First, cutting out carbohydrates or going low carb is not sustainable. Your body needs carbs for energy supply, brain function and hormone support, just to name a few. Carbohydrates encompasses a wide range of foods too including grains, fruits, veggies and legumes. Going low carb will drain your adrenals and place more stress on your body. Then your body will hold onto more fat because it cannot produce enough energy from carbs. Bad news bears. I learned a lot about going low carb and it was not good news. People think it works because when you reduce the amount of starches/carbs in your body, you stop retaining water, which gives you “instant” results with plans like Atkins or South Beach. Not a lasting solution since you cannot cut out carbs forever.
Second, calorie counting. I did this for years when I started losing weight after college. I logged my food intake religiously and tried to stay under 1,000 calories a day. Yeah, that didn’t back fire on me 7 years later. Calories are difficult to calculate and even more difficult to portray accurately. Was that a handful of nuts or a serving? Was the really 4 oz of meat or 6? Drastically reducing your calorie intake is setting yourself up for disaster. When you diminish your energy (ie: calories), your body responds by conserving energy to keep you running. That conservation looks like your body storing more fat and shutting down energy sucking systems like digestion and metabolism. You may see short-term results, again from water or muscle loss, but not from fat.

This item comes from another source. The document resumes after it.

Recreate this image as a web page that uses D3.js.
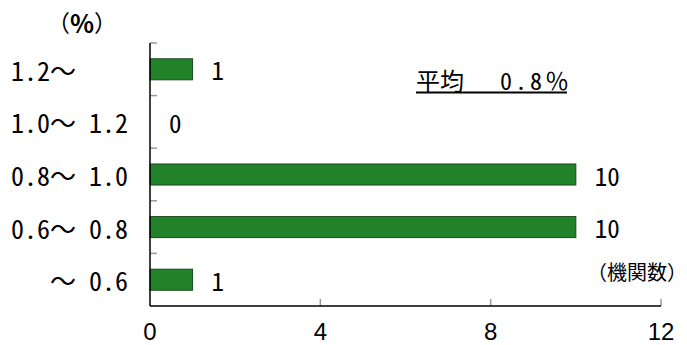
<!DOCTYPE html>
<html><head><meta charset="utf-8">
<script src="https://cdn.jsdelivr.net/npm/d3@7"></script>
<style>
html,body{margin:0;padding:0;background:#fff;}
text{font-family:"Noto Sans Mono CJK JP","Noto Sans CJK JP",sans-serif;fill:#000;}
</style></head>
<body>
<script>
const categories = ["1.2～    ", "1.0～ 1.2", "0.8～ 1.0", "0.6～ 0.8", "～ 0.6"];
const counts = [1, 0, 10, 10, 1];
const xTicks = [0, 4, 8, 12];
const avgTitle = "平均";
const avgValue = "0.8";
const avgUnit = "％";
const yUnit = ["（", "%", "）"];
const xUnit = "（機関数）";

const W = 687, H = 345;
const mLeft = 150, mRight = 661, mTop = 43, mBottom = 306;

const svg = d3.select("body").append("svg").attr("width", W).attr("height", H);

const x = d3.scaleLinear().domain([0, 12]).range([mLeft, mRight]);
const y = d3.scaleBand().domain(categories).range([mTop, mBottom]).paddingInner(0.6).paddingOuter(0.3);
const yb = d3.scaleBand().domain(categories).range([mTop, mBottom]);

// category boundary ticks (inside, gray)
svg.append("g").selectAll("line").data(categories).join("line")
  .attr("x1", mLeft).attr("x2", mLeft + 7)
  .attr("y1", d => yb(d)).attr("y2", d => yb(d))
  .attr("stroke", "#999").attr("stroke-width", 1.5);

// x ticks (inside, gray)
svg.append("g").selectAll("line").data(xTicks.slice(1)).join("line")
  .attr("x1", d => x(d)).attr("x2", d => x(d))
  .attr("y1", mBottom - 7).attr("y2", mBottom)
  .attr("stroke", "#999").attr("stroke-width", 1.5);

// bars
svg.append("g").selectAll("rect").data(categories.map((c, i) => ({c, v: counts[i]})).filter(d => d.v > 0)).join("rect")
  .attr("x", x(0)).attr("y", d => y(d.c))
  .attr("width", d => x(d.v) - x(0)).attr("height", y.bandwidth())
  .attr("fill", "#22822a").attr("stroke", "#1a4a1c").attr("stroke-width", 1);

// value labels
svg.append("g").selectAll("text").data(categories.map((c, i) => ({c, v: counts[i]}))).join("text")
  .attr("x", d => x(d.v) + 19).attr("y", d => yb(d.c) + yb.bandwidth() / 2)
  .attr("dominant-baseline", "central").attr("font-size", 25)
  .text(d => d.v);

// axes lines
svg.append("line").attr("x1", mLeft).attr("x2", mLeft).attr("y1", mTop).attr("y2", mBottom)
  .attr("stroke", "#000").attr("stroke-width", 1.5);
svg.append("line").attr("x1", mLeft).attr("x2", mRight).attr("y1", mBottom).attr("y2", mBottom)
  .attr("stroke", "#000").attr("stroke-width", 1.5);

// category labels
svg.append("g").selectAll("text").data(categories).join("text")
  .attr("x", 128).attr("y", d => yb(d) + yb.bandwidth() / 2)
  .attr("text-anchor", "end").attr("dominant-baseline", "central")
  .attr("font-size", 26).attr("xml:space", "preserve").style("white-space", "pre")
  .text(d => d);

// x tick labels
svg.append("g").selectAll("text").data(xTicks).join("text")
  .attr("x", d => x(d)).attr("y", 331)
  .attr("text-anchor", "middle").attr("dominant-baseline", "central")
  .style("font-family", "'Liberation Sans', sans-serif")
  .attr("font-size", 24).text(d => d);

// units
const yu = svg.append("text").attr("x", 82).attr("y", 22).attr("text-anchor", "middle")
  .attr("dominant-baseline", "central").attr("font-size", 23)
  .style("font-family", "'Noto Sans CJK JP', sans-serif");
yu.append("tspan").text(yUnit[0]);
yu.append("tspan").attr("font-weight", "bold").attr("font-size", 25).text(yUnit[1]);
yu.append("tspan").text(yUnit[2]);

svg.append("text").attr("x", 687).attr("y", 271).attr("text-anchor", "end")
  .attr("dominant-baseline", "central").attr("font-size", 20).text(xUnit);

// average annotation
const at = svg.append("text").attr("x", 416).attr("y", 79)
  .attr("dominant-baseline", "central").attr("font-size", 24)
  .style("white-space", "pre");
at.append("tspan").text(avgTitle + "　 ");
at.append("tspan").attr("letter-spacing", 3).text(avgValue);
at.append("tspan").text(avgUnit);
svg.append("line").attr("x1", 416).attr("x2", 567).attr("y1", 92.5).attr("y2", 92.5)
  .attr("stroke", "#000").attr("stroke-width", 2);
</script>
</body></html>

Third, exercise is a great way to help you get in shape and improve things like strength, flexibility and endurance. However, it is not the end all be all of weight loss or fat loss. You have to be able to sustain the level of activity that you engage in to maintain your results. Biggest Loser contestants find this out first hand- in order to keep the weight off, they have to continue restricting calories and working out 6 days a week. When they stop, they gain it back. I ask my clients, what if you broke your leg and couldn’t work out? They give me a panic stricken look to which I reply, then you would be fine because your results are not coming from exercise as much as lifestyle and dietary training.
You’re probably thinking, ok, so if I don’t want to lose weight, what do I want?
That’s a great question!! I ask my clients the very same one. What do you want from your body? Do you want to run a race? Do a triathlon? Climb a mountain? Do a pullup? It is these accomplishments that bring about confidence, not a number on a scale. That number will fluctuate 3-6 pounds per day and trust me, it will never be enough. Never.
Finding your confidence in changing your lifestyle and setting goals is a practical, sustainable way to build self-confidence and feel your best, despite what the stupid scale says. I challenge you to think about some practical goals that you can achieve without cutting carbs, restricting calories or working out like a fiend. It is amazing how accomplishing goals can change your life and empower not only yourself but those around you! Here are some of my goals that I wanted to achieve and did:
Overhead press 100#
Do handstands and one arm handstands!
Rope climb (even though I am deathly afraid of heights!)
Skin the cats on rings
What is something you are not currently able to do that you would like to do?